Kosiniak-Kamysz wybuczany na Campusie Trzaskowskiego. „Plują mu w twarz, a on udaje, iż deszcz pada”

3 tygodni temu

Jak nie śpiewają chamskich piosenek o PiS, to buczą na swojego wicepremiera i koalicjanta. Członkowie lewicowych młodzieżówek partyjnych zgromadzeni na niesławnym Campusie Rafała Trzaskowskiego gwizdali i krzyczeli „gdzie aborcja!”, kiedy na scenie pojawił się Władysław Kosiniak-Kamysz.

Lider PSL pojawił się na Campusie a teraz pewnie żałuje. Gdy tylko wszedł na scenę, tłum zaczął wrzeszczeć hasło „gdzie aborcja”. Podczas przedstawiania Władysława Kosiniaka-Kamysza przez Rafała Trzaskowskiego młodzi lewacy przez cały czas darli się i buczeli.

„Plują mu w twarz”

Jak zareagował na gwizdy i obelgi Kosiniak-Kamysz? Brakowało tylko, żeby zaczął przepraszać, iż żyje…

Dzięki Rafał, iż mnie zaprosiłeś. Byłem tu zawsze – jestem jedynym politykiem spoza PO, który był tu zawsze – mówił z niepewnym uśmiechem. – Plują mu w twarz, a on udaje, iż deszcz pada – komentowali postawę wicepremiera polskiego rządu internauci.

Chłopiec do bicia

Trzaskowski uspokajał swoich fanów, prosząc wrzeszczących ludzi o zachowanie kultury. – Bardzo was proszę o szacunek i o rozmowę, do której przywykliśmy na Campusie – apelował prezydent Warszawy.

Nie wiadomo, czego spodziewał się po tej imprezie i tym miejscu Władysław Kosiniak-Kamysz, zwłaszcza, iż od miesięcy jest dla swoich kolegów z rządu chłopcem do bicia, obarczanym winą za wszelkie niepowodzenia koalicji, przede wszystkim zaś za niemożność przegłosowania przepisów pozwalających na legalne zabijanie dzieci nienarodzonych (co oczywiście jest absurdem, bo nawet, gdyby jakakolwiek tego typu ustawa wyszła z parlamentu, to zderzyłaby się z wetem prezydenta).

Przestrzegano mnie przed przyjazdem tutaj, ale zrobiłem to z szacunku dla dialogu – płaczliwym tonem zapewniał rozwrzeszczaną publikę Kosiniak-Kamysz.

Wulgaryzmy i nienawiść

O tym, jak wygląda „szacunek” i „rozmowa” na tym finansowanym m.in. przez Niemców spędzie działaczy rozmaitych lewicowych młodzieżówek przekonaliśmy się w niedzielę.

Rafałowi Trzaskowskiemu i reszcie działaczy Platformy bardzo zależało, żeby nad Campusem mogły bez problemów rozpływać się prorządowe media, suflujące narrację, iż spotykają się tam jakieś „młode elity” i iż spotkanie młodzieży z ekspertami nie ma nic wspólnego z partyjną polityką.

Ta konstrukcja zawaliła się, kiedy jeden z uczestników Campusu (będący jednocześnie radnym PO w jednej z warszawskich dzielnic) opublikował w internecie film z wieczornej zabawy tych „elit”. Dyrygowane przez ministrów Adama Szłapkę i Sławomira Nitrasa dzikusy śpiewały wulgarną piosenkę niejakiego Cypisa.
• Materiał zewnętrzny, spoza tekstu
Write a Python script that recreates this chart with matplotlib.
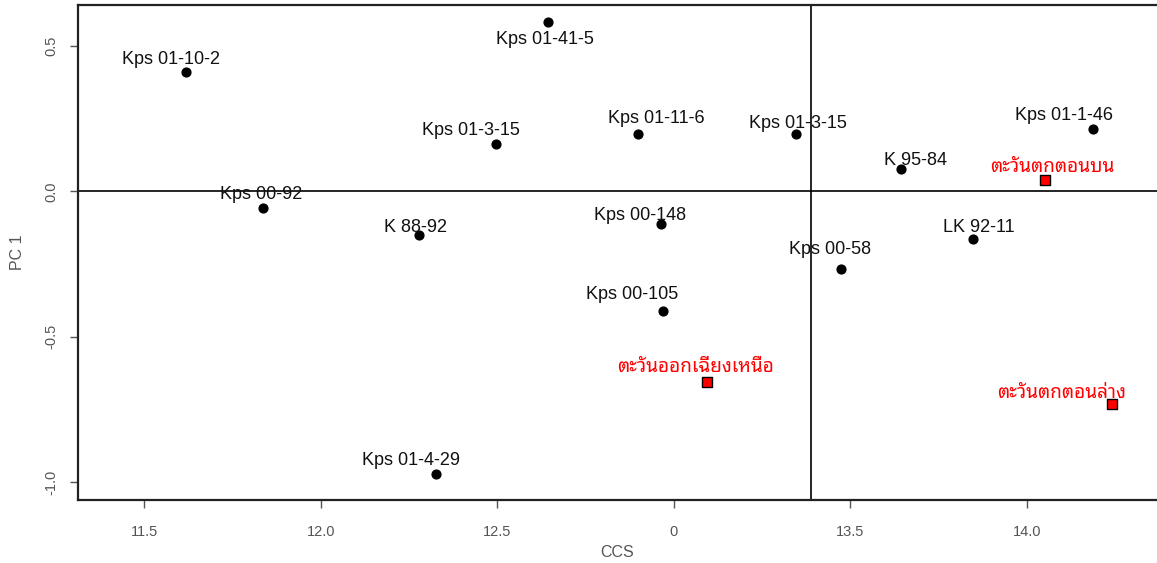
import matplotlib
matplotlib.use("Agg")
import matplotlib.pyplot as plt

# ---- data ----
names = ["Kps 01-10-2", "Kps 00-92", "K 88-92", "Kps 01-4-29", "Kps 01-3-15",
         "Kps 01-41-5", "Kps 01-11-6", "Kps 00-148", "Kps 00-105", "Kps 01-3-15",
         "Kps 00-58", "K 95-84", "LK 92-11", "Kps 01-1-46"]
ccs = [11.619, 11.837, 12.279, 12.327, 12.497, 12.644, 12.899, 12.965, 12.970,
       13.347, 13.474, 13.644, 13.846, 14.186]
pc1 = [0.412, -0.058, -0.151, -0.973, 0.162, 0.581, 0.196, -0.113, -0.412,
       0.196, -0.268, 0.076, -0.165, 0.213]

regions = ["ตะวันออกเฉียงเหนือ", "ตะวันตกตอนบน", "ตะวันตกตอนล่าง"]
reg_ccs = [13.095, 14.050, 14.242]
reg_pc1 = [-0.656, 0.038, -0.732]

xticks = [11.5, 12.0, 12.5, 13.0, 13.5, 14.0]
xticklabels = ["11.5", "12.0", "12.5", "0", "13.5", "14.0"]
yticks = [0.5, 0.0, -0.5, -1.0]
yticklabels = ["0.5", "0.0", "-0.5", "-1.0"]

mean_ccs = 13.389
mean_pc1 = 0.0

# label offsets in pixels (label placement)
name_off = [(-15, 12), (-2, 14), (-4, 8), (-25, 14), (-25, 14), (-3, -17),
            (18, 16), (-21, 9), (-31, 17), (2, 11), (-11, 20), (14, 9),
            (6, 12), (-29, 14)]
reg_off = [(-12, 15), (8, 13), (-51, 11)]

fig = plt.figure(figsize=(11.57, 5.63), dpi=100)
ax = fig.add_axes([78 / 1157, 63 / 563, (1157 - 78) / 1157, 495 / 563])

ax.set_xlim(11.313, 14.368)
ax.set_ylim(-1.062, 0.641)

ax.axvline(mean_ccs, color="black", lw=1.2)
ax.axhline(mean_pc1, color="black", lw=1.2)

ax.scatter(ccs, pc1, s=40, color="black", zorder=3)
ax.scatter(reg_ccs, reg_pc1, s=60, marker="s", facecolor="red",
           edgecolor="black", linewidth=1.0, zorder=3)

for n, x, y, off in zip(names, ccs, pc1, name_off):
    ax.annotate(n, (x, y), xytext=off, textcoords="offset pixels",
                ha="center", va="center", fontsize=13,
                family="Liberation Sans", color="#111111")

for n, x, y, off in zip(regions, reg_ccs, reg_pc1, reg_off):
    ax.annotate(n, (x, y), xytext=off, textcoords="offset pixels",
                ha="center", va="center", fontsize=13.7,
                family="Noto Sans Thai Looped", color="red")

ax.set_xticks(xticks)
ax.set_xticklabels(xticklabels)
ax.set_yticks(yticks)
ax.set_yticklabels(yticklabels, rotation=90, va="center")
ax.tick_params(colors="#555555", labelcolor="#555555", labelsize=10.5,
               length=6, width=1.0)
ax.tick_params(axis="x", pad=12)
ax.tick_params(axis="y", pad=8)
for lab in ax.get_xticklabels() + ax.get_yticklabels():
    lab.set_family("Liberation Sans")

ax.set_xlabel("CCS", fontsize=11.5, color="#555555", family="Liberation Sans",
              labelpad=4)
ax.set_ylabel("PC 1", fontsize=11.5, color="#555555", family="Liberation Sans",
              labelpad=14)

for s in ax.spines.values():
    s.set_linewidth(1.6)
    s.set_color("#222222")
ax.spines["right"].set_visible(False)

fig.savefig("out.png", dpi=100)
Słowa? „Jeb… PiS”, ” bando bogobojna wyp… z tego kraju” i tak dalej.

Warto pamiętać, iż rząd Tuska powstał tylko dlatego, iż chciał tego Władysław Kosiniak-Kamysz. Zwycięski w wyborach PiS proponował PSL stworzenie koalicji i tekę premiera dla lidera partii. Kosiniak-Kamysz mógł przejść do historii jako prawdziwy konserwatysta i państwowiec. Wybrał lewicowe elity i poklask liberalnych mediów. Te odwdzięczają mu się kopniakami.